Ik heb goed nieuws voor je. De legers van God zijn groter dan die van Lucifer. Misschien kijk je om je heen en denk je: ‘De wereld wordt steeds slechter. Satan is zeker de oorlog aan het winnen.’ Vergis je niet. De waarheid is dat wij met meer zijn dan de vijand. Bedenk dat twee derde van Gods kinderen voor het plan van de Vader koos.

Broeders en zusters, zorg ervoor dat je aan de kant van de Heer strijdt. Zorg dat je het zwaard van zijn Geest hanteert.

Het is mijn gebed dat je aan het eind van je leven met de apostel Paulus kunt zeggen: ‘Ik heb de goede strijd gestreden. Ik heb de loop tot een einde gebracht. Ik heb het geloof behouden’ (2 Timotheüs 4:7).

Noten

  1. Gids bij de Schriften, ‘Lucifer’, scriptures.lds.org.

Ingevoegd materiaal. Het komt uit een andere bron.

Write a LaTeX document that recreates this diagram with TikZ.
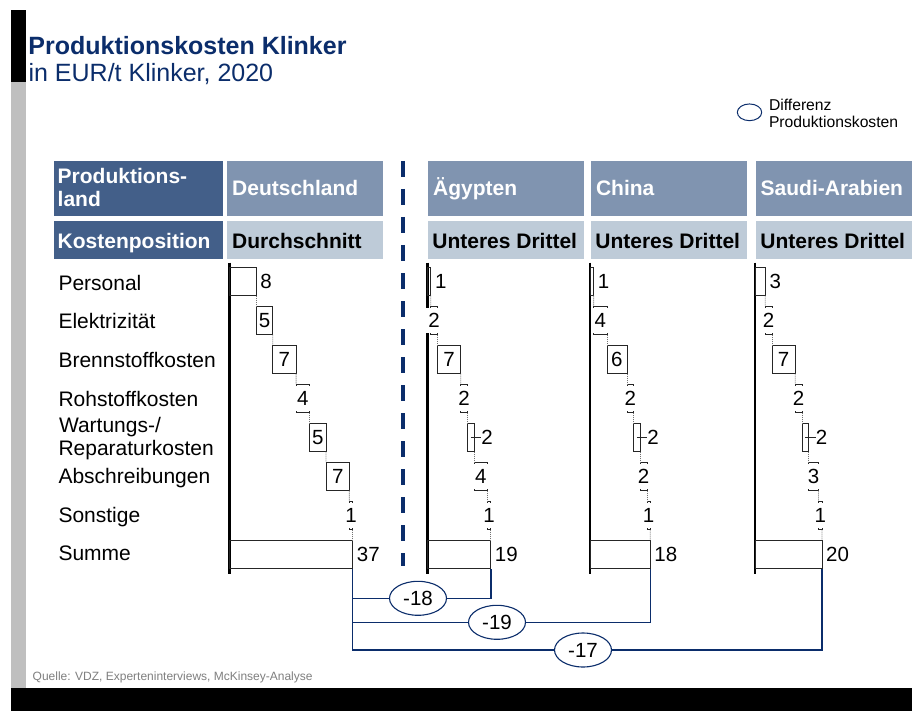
\documentclass[tikz,border=0pt]{standalone}
\usepackage{fontspec}
\setmainfont{Liberation Sans}
\usetikzlibrary{shapes.geometric}
\definecolor{navy}{HTML}{0B2D6B}
\definecolor{hdark}{HTML}{435F89}
\definecolor{hmid}{HTML}{8094B0}
\definecolor{hlight}{HTML}{BECBD8}
\definecolor{sidegray}{HTML}{BFBFBF}
\definecolor{srcgray}{HTML}{7F7F7F}
\newcommand{\myfs}[2]{\fontsize{#1}{#2}\selectfont}
\newcommand{\wfu}{3.33}
\tikzset{
  barbox/.style={draw=black!85, line width=0.8pt, minimum height=28.5pt, inner sep=0pt, outer sep=0pt},
  conn/.style={draw=black!55, line width=0.8pt, dash pattern=on 1pt off 1pt},
  leader/.style={draw=black!85, line width=0.8pt},
  numlbl/.style={font=\myfs{20.5}{24}, inner sep=0pt},
  axisline/.style={line width=2.2pt, black},
  hdrbox/.style={anchor=north west, inner sep=0pt, outer sep=0pt, minimum width=156pt},
  hdrtxt/.style={anchor=base west, inner sep=0pt, font=\myfs{21}{23}\bfseries},
  rowlbl/.style={anchor=base west, inner sep=0pt, font=\myfs{21}{24}},
  diffell/.style={ellipse, draw=navy, line width=1.1pt, fill=white, minimum width=57pt, minimum height=34pt, inner sep=0pt, font=\myfs{20.5}{24}},
  brk/.style={draw=navy, line width=1.5pt},
}
\newcommand{\wfcolumn}[4]{%
  \draw[axisline] (#2,262.5) -- (#2,574);
  \gdef\wfcum{0}%
  \foreach \val/\md [count=\i from 0] in {#3}{%
    \pgfmathsetmacro{\xa}{#2+\wfcum*\wfu}%
    \pgfmathsetmacro{\wdt}{\val*\wfu}%
    \pgfmathsetmacro{\yt}{267+39*\i}%
    \node[barbox, minimum width=\wdt pt, anchor=north west] (#1-\i) at (\xa,\yt) {};
    \ifnum\i>0
      \pgfmathtruncatemacro{\ip}{\i-1}%
      \draw[conn] (#1-\ip.south east) -- (#1-\i.north west);
    \fi
    \ifcase\md
      \node[numlbl, anchor=west] (#1-l\i) at ([xshift=4pt]#1-\i.east) {\val};
    \or
      \node[numlbl] (#1-l\i) at (#1-\i.center) {\val};
    \or
      \node[numlbl, fill=white, inner xsep=2.5pt, minimum height=25pt] (#1-l\i) at (#1-\i.center) {\val};
    \or
      \node[numlbl, anchor=west] (#1-l\i) at ([xshift=7pt]#1-\i.east) {\val};
      \draw[leader] (#1-\i.center) -- (#1-l\i.west);
    \fi
    \pgfmathsetmacro{\newcum}{\wfcum+\val}%
    \xdef\wfcum{\newcum}%
  }
  \pgfmathsetmacro{\wdt}{#4*\wfu}%
  \node[barbox, minimum width=\wdt pt, anchor=north west] (#1-sum) at (#2,540) {};
  \draw[conn] (#1-6.south east) -- (#1-sum.north east);
  \node[numlbl, anchor=west] (#1-lsum) at ([xshift=4pt]#1-sum.east) {#4};
}
\begin{document}
\begin{tikzpicture}[x=1pt, y=-1pt]
\useasboundingbox (0,0) rectangle (912,711);
\fill[white] (0,0) rectangle (912,711);
% side bars and bottom band
\fill[black] (11,10) rectangle (25.5,82);
\fill[sidegray] (11,82) rectangle (25.5,688);
\fill[black] (11,688) rectangle (912,711);
% title
\node[anchor=base west, inner sep=0pt, font=\myfs{25}{30}\bfseries, text=navy] (title) at (28.2,55) {Produktionskosten Klinker};
\node[anchor=base west, inner sep=0pt, font=\myfs{25}{30}, text=navy] (subtitle) at (28.4,82) {in EUR/t Klinker, 2020};
% legend
\node[ellipse, draw=navy, line width=1pt, minimum width=24.4pt, minimum height=16.7pt, inner sep=0pt] (legell) at (749.5,112.3) {};
\node[anchor=base west, inner sep=0pt, font=\myfs{15.7}{17}] (leg1) at (768.8,110.5) {Differenz};
\node[anchor=base west, inner sep=0pt, font=\myfs{15.7}{17}] (leg2) at (768.8,127.7) {Produktionskosten};
% header row 1
\node[hdrbox, fill=hdark, minimum width=169pt, minimum height=55pt] (hP) at (54,161) {};
\node[hdrbox, fill=hmid, minimum height=55pt] (hD) at (227,161) {};
\node[hdrbox, fill=hmid, minimum height=55pt] (hA) at (428,161) {};
\node[hdrbox, fill=hmid, minimum height=55pt] (hC) at (591,161) {};
\node[hdrbox, fill=hmid, minimum height=55pt] (hS) at (756,161) {};
\node[hdrtxt, text=white] (tP1) at (57.5,184) {Produktions-};
\node[hdrtxt, text=white] (tP2) at (57.5,207) {land};
\node[hdrtxt, text=white] (tD) at (232,195.5) {Deutschland};
\node[hdrtxt, text=white] (tA) at (433,195.5) {Ägypten};
\node[hdrtxt, text=white] (tC) at (595.8,195.5) {China};
\node[hdrtxt, text=white] (tS) at (760.5,195.5) {Saudi-Arabien};
% header row 2
\node[hdrbox, fill=hdark, minimum width=169pt, minimum height=38pt] (kP) at (54,221) {};
\node[hdrbox, fill=hlight, minimum height=38pt] (kD) at (227,221) {};
\node[hdrbox, fill=hlight, minimum height=38pt] (kA) at (428,221) {};
\node[hdrbox, fill=hlight, minimum height=38pt] (kC) at (591,221) {};
\node[hdrbox, fill=hlight, minimum height=38pt] (kS) at (756,221) {};
\node[hdrtxt, text=white] (uP) at (57.5,248) {Kostenposition};
\node[hdrtxt, text=black] (uD) at (232,248) {Durchschnitt};
\node[hdrtxt, text=black] (uA) at (432.2,248) {Unteres Drittel};
\node[hdrtxt, text=black] (uC) at (595.2,248) {Unteres Drittel};
\node[hdrtxt, text=black] (uS) at (760.2,248) {Unteres Drittel};
% row labels
\node[rowlbl] (r0) at (58.3,290) {Personal};
\node[rowlbl] (r1) at (58.3,328.5) {Elektrizität};
\node[rowlbl] (r2) at (58.3,367) {Brennstoffkosten};
\node[rowlbl] (r3) at (58.3,406.5) {Rohstoffkosten};
\node[rowlbl] (r4a) at (58.8,432.5) {Wartungs-/};
\node[rowlbl] (r4b) at (58.3,455.5) {Reparaturkosten};
\node[rowlbl] (r5) at (58.3,483.5) {Abschreibungen};
\node[rowlbl] (r6) at (58.3,522) {Sonstige};
\node[rowlbl] (r7) at (58.3,560.5) {Summe};
% divider
\draw[navy, line width=3.5pt, dash pattern=on 16pt off 12pt] (403,161) -- (403,566);
% waterfall columns: mode 0 right, 1 inside, 2 centred on white, 3 right with leader
\wfcolumn{D}{229.5}{8/0,5/1,7/1,4/2,5/1,7/1,1/2}{37}
\wfcolumn{A}{427.5}{1/0,2/2,7/1,2/2,2/3,4/2,1/2}{19}
\wfcolumn{C}{590.3}{1/0,4/2,6/1,2/2,2/3,2/2,1/2}{18}
\wfcolumn{S}{755.3}{3/0,2/2,7/1,2/2,2/3,3/2,1/2}{20}
% differences
\node[diffell] (e18) at (418,598.3) {-18};
\node[diffell] (e19) at (497,622.3) {-19};
\node[diffell] (e17) at (583,650) {-17};
\draw[brk] (D-sum.south east) |- (e18.west);
\draw[brk] (e18.east) -| (A-sum.south east);
\draw[brk] (D-sum.south east) |- (e19.west);
\draw[brk] (e19.east) -| (C-sum.south east);
\draw[brk] (D-sum.south east) |- (e17.west);
\draw[brk] (e17.east) -| (S-sum.south east);
% source
\node[anchor=base west, inner sep=0pt, font=\myfs{12}{14}, text=srcgray] (src) at (32.5,680.7) {Quelle: VDZ, Experteninterviews, McKinsey-Analyse};
\end{tikzpicture}
\end{document}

  2. Ezra Taft Benson, ‘Hoed u voor hoogmoed’, Ensign, mei 1989, 5.

  3. Discourses of Brigham Young, samengesteld door John A. Widtsoe (1954), 72.

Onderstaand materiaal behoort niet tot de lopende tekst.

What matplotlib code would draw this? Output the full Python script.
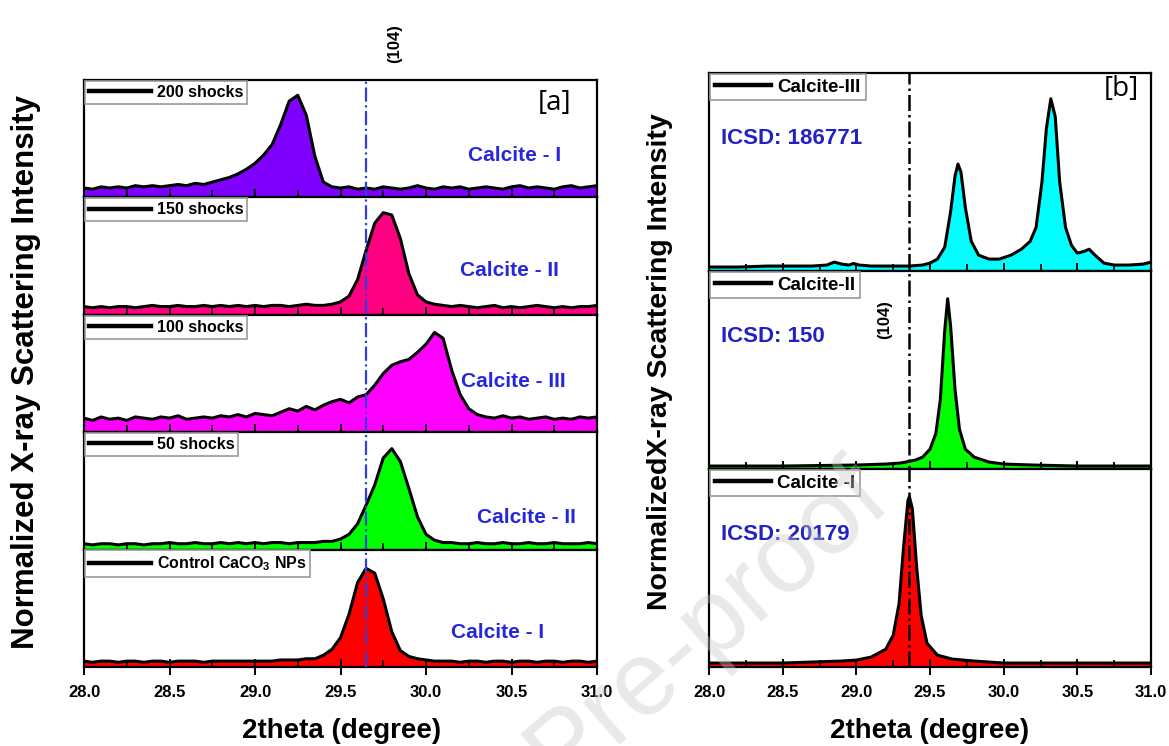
import numpy as np
import matplotlib
matplotlib.use("Agg")
import matplotlib.pyplot as plt

plt.rcParams['font.family'] = ['Liberation Sans', 'DejaVu Sans']
plt.rcParams['font.weight'] = 'bold'
plt.rcParams['mathtext.fontset'] = 'custom'
plt.rcParams['mathtext.rm'] = 'Liberation Sans:bold'
plt.rcParams['mathtext.default'] = 'rm'

# ---- panel [a] data: shared 2theta grid, 0.05 deg step ----
two_theta_a = np.round(np.arange(28.0, 31.0001, 0.05), 2)

shocks_200 = [0.08, 0.07, 0.09, 0.08, 0.09, 0.08, 0.10, 0.09, 0.10, 0.09,
              0.10, 0.11, 0.10, 0.12, 0.11, 0.13, 0.15, 0.17, 0.20, 0.24,
              0.29, 0.36, 0.45, 0.62, 0.82, 0.87, 0.70, 0.35, 0.13, 0.09,
              0.08, 0.09, 0.07, 0.08, 0.07, 0.09, 0.08, 0.07, 0.08, 0.10,
              0.08, 0.07, 0.09, 0.08, 0.09, 0.07, 0.08, 0.09, 0.08, 0.07,
              0.09, 0.10, 0.08, 0.09, 0.08, 0.07, 0.09, 0.10, 0.08, 0.09, 0.10]
shocks_150 = [0.07, 0.06, 0.07, 0.06, 0.07, 0.07, 0.06, 0.07, 0.08, 0.07,
              0.07, 0.08, 0.07, 0.07, 0.08, 0.07, 0.08, 0.07, 0.08, 0.07,
              0.08, 0.07, 0.08, 0.08, 0.07, 0.08, 0.09, 0.08, 0.08, 0.09,
              0.11, 0.16, 0.30, 0.55, 0.78, 0.87, 0.85, 0.65, 0.35, 0.17,
              0.11, 0.09, 0.08, 0.07, 0.08, 0.07, 0.06, 0.07, 0.08, 0.06,
              0.07, 0.06, 0.07, 0.08, 0.07, 0.06, 0.07, 0.06, 0.07, 0.07, 0.08]
shocks_100 = [0.12, 0.10, 0.13, 0.11, 0.12, 0.10, 0.13, 0.12, 0.11, 0.13,
              0.12, 0.14, 0.11, 0.12, 0.13, 0.12, 0.14, 0.13, 0.15, 0.13,
              0.16, 0.15, 0.14, 0.17, 0.20, 0.18, 0.22, 0.19, 0.23, 0.26,
              0.28, 0.25, 0.30, 0.32, 0.40, 0.50, 0.57, 0.60, 0.62, 0.68,
              0.75, 0.85, 0.80, 0.53, 0.32, 0.20, 0.15, 0.13, 0.12, 0.14,
              0.12, 0.13, 0.11, 0.12, 0.13, 0.11, 0.12, 0.11, 0.13, 0.12, 0.13]
shocks_50 = [0.05, 0.04, 0.05, 0.05, 0.04, 0.05, 0.05, 0.04, 0.05, 0.05,
             0.06, 0.05, 0.05, 0.06, 0.05, 0.05, 0.06, 0.05, 0.06, 0.05,
             0.06, 0.05, 0.06, 0.06, 0.05, 0.06, 0.06, 0.06, 0.07, 0.07,
             0.09, 0.13, 0.22, 0.38, 0.55, 0.78, 0.86, 0.75, 0.52, 0.28,
             0.13, 0.08, 0.06, 0.06, 0.05, 0.05, 0.06, 0.05, 0.05, 0.06,
             0.05, 0.05, 0.06, 0.05, 0.05, 0.06, 0.05, 0.05, 0.05, 0.06, 0.05]
control = [0.05, 0.04, 0.05, 0.05, 0.04, 0.05, 0.05, 0.04, 0.05, 0.05,
           0.04, 0.05, 0.05, 0.05, 0.04, 0.05, 0.05, 0.05, 0.05, 0.05,
           0.05, 0.05, 0.05, 0.06, 0.06, 0.06, 0.07, 0.07, 0.10, 0.15,
           0.25, 0.45, 0.72, 0.84, 0.80, 0.58, 0.30, 0.14, 0.09, 0.07,
           0.06, 0.05, 0.05, 0.05, 0.04, 0.05, 0.05, 0.04, 0.05, 0.05,
           0.04, 0.05, 0.05, 0.04, 0.05, 0.05, 0.04, 0.05, 0.05, 0.04, 0.05]

series_a = [shocks_200, shocks_150, shocks_100, shocks_50, control]
labels_a = ["200 shocks", "150 shocks", "100 shocks", "50 shocks",
            "Control CaCO$_3$ NPs"]
colors_a = ["#8000ff", "#ff0080", "#ff00ff", "#00ff00", "#ff0000"]
phases_a = ["Calcite - I", "Calcite - II", "Calcite - III", "Calcite - II", "Calcite - I"]
phase_pos_a = [(30.52, 0.36), (30.49, 0.38), (30.51, 0.43), (30.59, 0.27), (30.42, 0.29)]

# ---- panel [b] data: reference patterns ----
x_c3 = [28.0, 28.2, 28.4, 28.5, 28.7, 28.8, 28.85, 28.9, 28.95, 28.98, 29.02, 29.1,
        29.2, 29.3, 29.36, 29.45, 29.5, 29.55, 29.6, 29.64, 29.67, 29.69, 29.71,
        29.74, 29.78, 29.83, 29.9, 29.97, 30.05, 30.12, 30.18, 30.22, 30.26, 30.29,
        30.32, 30.35, 30.38, 30.42, 30.46, 30.5, 30.55, 30.58, 30.62, 30.68, 30.75,
        30.85, 30.95, 31.0]
calcite_3 = [0.02, 0.02, 0.025, 0.025, 0.025, 0.03, 0.045, 0.035, 0.03, 0.038, 0.03,
             0.025, 0.025, 0.025, 0.025, 0.03, 0.04, 0.06, 0.12, 0.30, 0.48, 0.54,
             0.50, 0.32, 0.15, 0.08, 0.06, 0.06, 0.08, 0.11, 0.15, 0.22, 0.45, 0.72,
             0.87, 0.78, 0.45, 0.22, 0.13, 0.09, 0.10, 0.11, 0.08, 0.04, 0.03, 0.03,
             0.035, 0.045]
x_c2 = [28.0, 28.5, 29.0, 29.2, 29.3, 29.4, 29.45, 29.5, 29.54, 29.57, 29.6, 29.62,
        29.64, 29.67, 29.7, 29.74, 29.8, 29.9, 30.0, 30.2, 30.5, 31.0]
calcite_2 = [0.015, 0.015, 0.02, 0.025, 0.03, 0.045, 0.06, 0.10, 0.18, 0.35, 0.70,
             0.86, 0.72, 0.40, 0.20, 0.10, 0.06, 0.035, 0.025, 0.02, 0.015, 0.015]
x_c1 = [28.0, 28.5, 28.9, 29.0, 29.1, 29.2, 29.25, 29.29, 29.32, 29.35, 29.36, 29.38,
        29.41, 29.44, 29.48, 29.55, 29.65, 29.8, 30.0, 31.0]
calcite_1 = [0.02, 0.02, 0.03, 0.035, 0.05, 0.09, 0.16, 0.32, 0.60, 0.84, 0.86, 0.80,
             0.50, 0.26, 0.12, 0.06, 0.04, 0.03, 0.02, 0.02]

series_b = [(x_c3, calcite_3), (x_c2, calcite_2), (x_c1, calcite_1)]
labels_b = ["Calcite-III", "Calcite-II", "Calcite -I"]
colors_b = ["#00ffff", "#00ff00", "#ff0000"]
icsd_b = ["ICSD: 186771", "ICSD: 150", "ICSD: 20179"]

peak_a = 29.65
peak_b = 29.36
xticks = [28.0, 28.5, 29.0, 29.5, 30.0, 30.5, 31.0]

W, H = 1169, 746
fig = plt.figure(figsize=(W / 100, H / 100), dpi=100)


def fx(px):
    return px / W


def fy(py):
    return 1 - py / H


def style_axis(ax, bottom):
    ax.set_xlim(28.0, 31.0)
    ax.set_ylim(0, 1)
    ax.set_yticks([])
    ax.set_xticks(xticks)
    ax.set_xticks(np.arange(28.25, 31.0, 0.5), minor=True)
    for s in ax.spines.values():
        s.set_linewidth(1.6)
    ax.tick_params(axis='x', which='major', direction='inout' if bottom else 'in',
                   length=12 if bottom else 6, width=1.4, labelsize=12, pad=7)
    ax.tick_params(axis='x', which='minor', direction='in', length=5, width=1.3)
    if bottom:
        ax.set_xticklabels([f"{t:.1f}" for t in xticks], fontweight='bold')
    else:
        ax.tick_params(axis='x', which='both', labelbottom=False)


def add_legend(ax, size, hlen):
    leg = ax.legend(loc='upper left', borderaxespad=0.05, fancybox=False, framealpha=1,
                    edgecolor='#999999', handlelength=hlen, handletextpad=0.35,
                    borderpad=0.25, prop={'weight': 'bold', 'size': size})
    leg.get_frame().set_linewidth(1.2)
    for ln in leg.get_lines():
        ln.set_linewidth(3.2)


# ---- panel [a] ----
left_a, right_a, top_a, bot_a = 84, 597, 80, 667
n_a = len(series_a)
h_a = (bot_a - top_a) / n_a
for i, (yv, lab, col, ph, pos) in enumerate(zip(series_a, labels_a, colors_a, phases_a, phase_pos_a)):
    y_top = top_a + i * h_a
    ax = fig.add_axes([fx(left_a), fy(y_top + h_a), fx(right_a - left_a), h_a / H])
    ax.fill_between(two_theta_a, 0, yv, color=col, lw=0)
    ax.plot(two_theta_a, yv, color='black', lw=2.2, label=lab)
    style_axis(ax, i == n_a - 1)
    add_legend(ax, 11.5, 3.9)
    ax.text(pos[0], pos[1], ph, color='#2626dd', fontsize=15, fontweight='bold',
            ha='center', va='center')
    if i == 0:
        ax.text(30.75, 0.80, "[a]", fontsize=20, fontweight='normal',
                family=['Open Sans', 'DejaVu Sans'], ha='center', va='center')

over_a = fig.add_axes([fx(left_a), fy(bot_a), fx(right_a - left_a), (bot_a - top_a) / H])
over_a.set_xlim(28.0, 31.0)
over_a.set_ylim(0, 1)
over_a.axis('off')
over_a.axvline(peak_a, color='#3040e0', ls='-.', lw=1.6)

fig.text(fx(395), fy(44), "(104)", rotation=90, fontsize=12, fontweight='bold',
         ha='center', va='center')
fig.text(fx(342), fy(731), "2theta (degree)", fontsize=20, fontweight='bold',
         ha='center', va='center')
fig.text(fx(26), fy(372), "Normalized X-ray Scattering Intensity", rotation=90,
         fontsize=22.5, fontweight='bold', ha='center', va='center')

# ---- panel [b] ----
left_b, right_b, top_b, bot_b = 709, 1151, 73, 667
n_b = len(series_b)
h_b = (bot_b - top_b) / n_b
for i, ((xv, yv), lab, col, icsd) in enumerate(zip(series_b, labels_b, colors_b, icsd_b)):
    y_top = top_b + i * h_b
    ax = fig.add_axes([fx(left_b), fy(y_top + h_b), fx(right_b - left_b), h_b / H])
    ax.fill_between(xv, 0, yv, color=col, lw=0)
    ax.plot(xv, yv, color='black', lw=2.2, label=lab)
    style_axis(ax, i == n_b - 1)
    add_legend(ax, 13.5, 3.0)
    ax.text(28.08, 0.67, icsd, color='#2222c4', fontsize=16, fontweight='bold',
            ha='left', va='center')
    if i == 0:
        ax.text(30.8, 0.92, "[b]", fontsize=20, fontweight='normal',
                family=['Open Sans', 'DejaVu Sans'], ha='center', va='center')

over_b = fig.add_axes([fx(left_b), fy(bot_b), fx(right_b - left_b), (bot_b - top_b) / H])
over_b.set_xlim(28.0, 31.0)
over_b.set_ylim(0, 1)
over_b.axis('off')
over_b.axvline(peak_b, color='black', ls='-.', lw=1.8)

fig.text(fx(885), fy(320), "(104)", rotation=90, fontsize=12, fontweight='bold',
         ha='center', va='center')
fig.text(fx(930), fy(731), "2theta (degree)", fontsize=20, fontweight='bold',
         ha='center', va='center')
fig.text(fx(660), fy(362), "NormalizedX-ray Scattering Intensity", rotation=90,
         fontsize=20.5, fontweight='bold', ha='center', va='center')

# faint watermark
fig.text(fx(892), fy(501), "Pre-proof", rotation=41, rotation_mode='anchor',
         fontsize=76, fontweight='normal', color='#c8c8c8', alpha=0.4,
         ha='right', va='baseline', zorder=10)

fig.savefig("out.png", dpi=100)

  4. Zie Francis M. Gibbons, Heber J. Grant: Man of Steel, Prophet of God (1979), 35–36.

  5. Zie bijvoorbeeld Dieter F. Uchtdorf, ‘U bent belangrijk in zijn ogen’, Liahona, november 2011, 20; Gordon B. Hinckley, ‘De tijd waarin wij leven’, Liahona, januari 2002, 86.

  6. Leringen van kerkpresidenten: Joseph Smith (2007), p. 488.

  7. Zie Leringen: Joseph Smith, p. 343.

  8. Lyman E. Johnson, in Brigham Young, Deseret News, 15 augustus 1877, 484.

  9. Dieter F. Uchtdorf, ‘Kom, voeg u bij ons’, Liahona, november 2013, 23.

  10. Ezra Taft Benson, ‘Do Not Despair’, Ensign, november 1974, 65.

  11. Zie Ezra Taft Benson, ‘Do Not Despair’, 65–67.

  12. William Cowper, in Robert Andrews, comp., The Concise Columbia Dictionary of Quotations (1987), 78.